Pergunta: Como é a conversa com essa vizinha? Lembramos tempos?

 

Resposta:

Às vezes a gente conversa, lembrando como era bom. Ela se chama dona Neide. A gente conversa e lembra. Ela tinha banca de feira. Ela está bem acabadinha.

 

Pergunta: E vocês lembram de quê? Qual a época que vocês mais lembram nessas conversas?

 

Resposta:

Do nosso tempo de mocinhas, do tempo que os filhos eram pequenos, da nossa dificuldade. Quando a gente começa a conversar vai saindo.

 

Pergunta: Qual era a dificuldade maior, hoje, que a senhora vê daquele período para cá? Qual foi a dificuldade maior?

 

Resposta:

A dificuldade maior foi que lá no interior a gente tinha tudo, arroz, feijão, milho. A dificuldade maior era o dia que pensava em fazer despesa. Acabavam as coisas em casa e tinha de fazer despesa. Isso que achava que era difícil.

 

Pergunta: Pela distância ou porque o dinheiro era pouco?

 

Resposta:

Porque o dinheiro era pouco. Tinha de contar certinho para pagar.

 

Pergunta: A senhora não passou necessidade?

 

Resposta:

Não, graças a Deus. Até hoje nunca faltou nada em casa. Depois que a gente foi comprar na venda do seu Júlio, ele que falou para a gente pagar uma despesa e fazer a outra. A gente fazia isso. Se faltasse alguma coisa, a gente ia pegar lá. Lembro que a gente pagava em prestação e meu marido nunca ficou um mês sem pagar uma prestação.

 

Pergunta: E para comprar os móveis da casa?

 

Resposta:

O que a gente tinha no interior a gente trouxe. Era época que embarcava tudo para cá.

 

Pergunta: A senhora gostaria de falar alguma coisa, algumas palavras boas da sua vida, que sejam marcantes, para deixar registrado?

 

Resposta:

A coisa mais marcante da minha vida, o que já sofri com meu marido, nós dois, a única coisa que Deus nos abençoou, eu e ele, há 59 anos estamos casados.
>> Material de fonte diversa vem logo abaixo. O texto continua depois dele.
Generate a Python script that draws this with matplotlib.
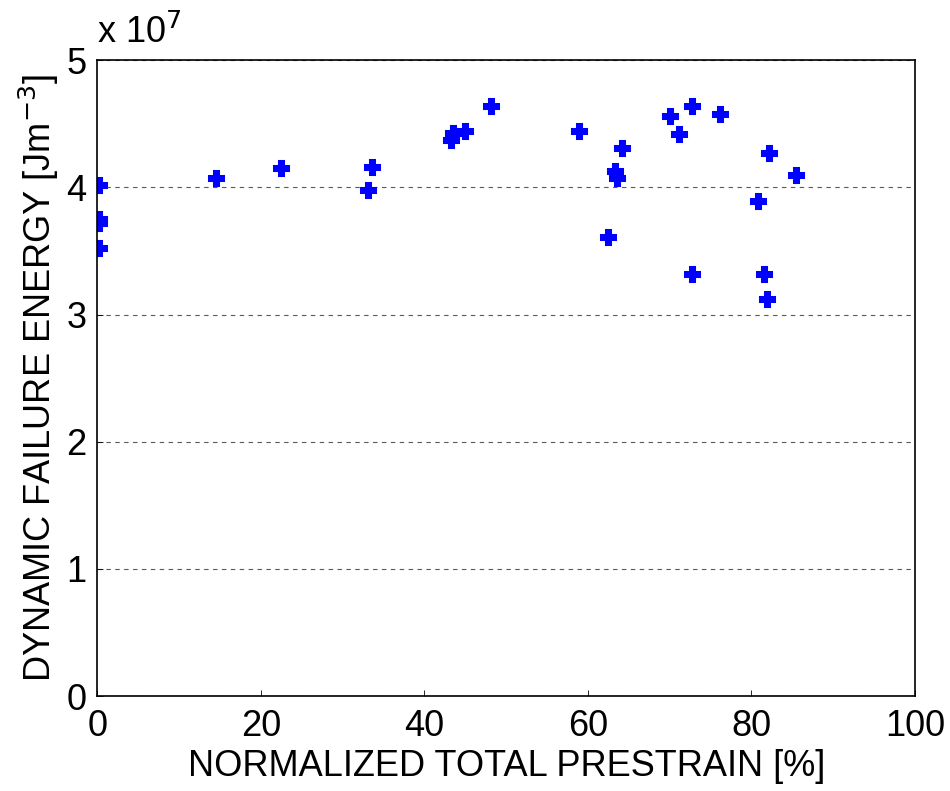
import matplotlib.pyplot as plt
from matplotlib.ticker import FuncFormatter

plt.rcParams['font.family'] = ['Liberation Sans', 'DejaVu Sans']

# prestrain [%] y energia de falla dinamica [J/m^3]
prestrain = [0.2, 0.2, 0.2, 0.2, 14.5, 22.4, 33.6, 33.1, 43.3, 43.5, 44.9, 48.1,
             58.9, 64.2, 63.3, 63.6, 62.4, 70.0, 72.7, 71.1, 76.2, 82.2, 85.5,
             80.8, 72.7, 81.5, 81.9]
energia = [4.02e7, 3.75e7, 3.72e7, 3.52e7, 4.07e7, 4.15e7, 4.16e7, 3.98e7, 4.37e7,
           4.43e7, 4.44e7, 4.64e7, 4.44e7, 4.31e7, 4.13e7, 4.07e7, 3.61e7, 4.56e7,
           4.64e7, 4.42e7, 4.58e7, 4.27e7, 4.10e7, 3.89e7, 3.32e7, 3.32e7, 3.12e7]

fig = plt.figure(figsize=(9.5, 7.91), dpi=100)
ax = fig.add_axes([0.1026, 0.12, 0.8605, 0.804])

ax.plot(prestrain, energia, 'P', color='blue', markersize=9.5,
        markeredgecolor='blue', markeredgewidth=2.2)

ax.set_xlim(0, 100)
ax.set_ylim(0, 5e7)
ax.set_xticks(range(0, 101, 20))
ax.set_yticks([i * 1e7 for i in range(6)])
ax.yaxis.set_major_formatter(FuncFormatter(lambda v, p: f"{v / 1e7:g}"))
ax.tick_params(direction='in', length=4, width=0.6, labelsize=26)
ax.tick_params(axis='x', pad=9)
ax.tick_params(axis='y', pad=8)
ax.yaxis.grid(True, linestyle=(0, (4, 4)), color='0.35', linewidth=0.8)
for s in ax.spines.values():
    s.set_linewidth(1.2)

ax.text(0.0, 1.015, r'x 10$^{7}$', transform=ax.transAxes, fontsize=26,
        ha='left', va='bottom')
ax.set_xlabel('NORMALIZED TOTAL PRESTRAIN [%]', fontsize=26, labelpad=4)
ax.set_ylabel(r'DYNAMIC FAILURE ENERGY [Jm$^{-3}$]', fontsize=26, labelpad=4)

fig.savefig('out.png', dpi=100)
Agora, no mês de novembro, dia 14 de novembro, nós fazemos 60 anos de casados. Nós casamos em 1945. É uma alegria, uma vida. Seis anos atrás ele ficou doente e precisou fazer uma cirurgia delicada. Eu sofri. Ao mesmo tempo em que estava na minha casa, eu já me trocava e chamava o ônibus e ia para São Paulo. Ele foi operado e ficou tudo bem. Com a graça de Deus, ele ficou curado. Ele fez agora 83 anos.